Does this court have the power to review its orders made 24/9/2014?

The applicant has approached the court under Order 45 of the Civil Procedure Rules 2010 which provides that any person considering himself aggrieved by a decree or order from which an appeal is allowed, but form which no appeal has been preferred or by a decree or order from which no appeal is hereby allowed.  Let me pause have and find that the applicant falls with order 45 rule 1(a) as he had the right of appeal from the court's decision but chose to apply for review.

The second limb of Order 45 of the Civil Procedure Rules 2010 to be satisfied by the applicant is that the applicant must discover a new and important matter or evidence which after the exercise of due diligence was not within his knowledge or could not be produced by him at the time when the decree was passed or the order made.  This court is not satisfied that there is any evidence that there is discovery of a new and important matter as envisaged in the rule.

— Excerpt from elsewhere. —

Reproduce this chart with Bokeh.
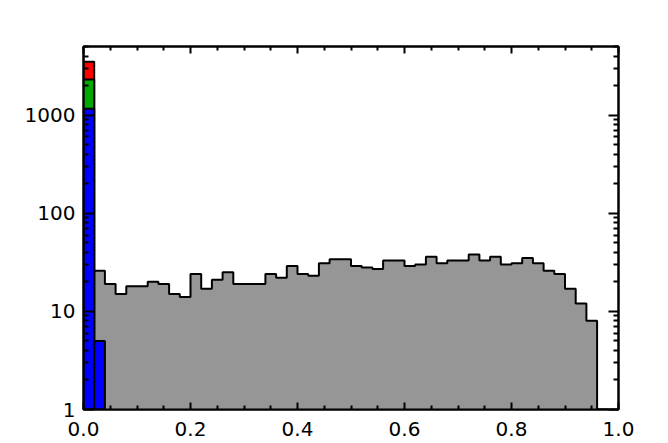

Lastly the order provides that review is available on account of mistake or error apparent on the face of record on for any other sufficient reason.

This court finds that failure to serve the advocate of the defendant/applicant was unprocedural and denied the applicant the right to representation.  The court proceeded with the matter on the assumption that the defendants advocate had been served hence committing a mistake on the face of record.  I do find that the said mistake is sufficient reason to review the order made on 9/6/2014.

The upshot of the above is that the order of the court made on the 9/6/2014 is hereby set aside and the application dated 12/5/2014 should be heard de novo. Each party to bear its own costs. Orders accordingly.

Dated, signed and delivered on 6th day of November 2014.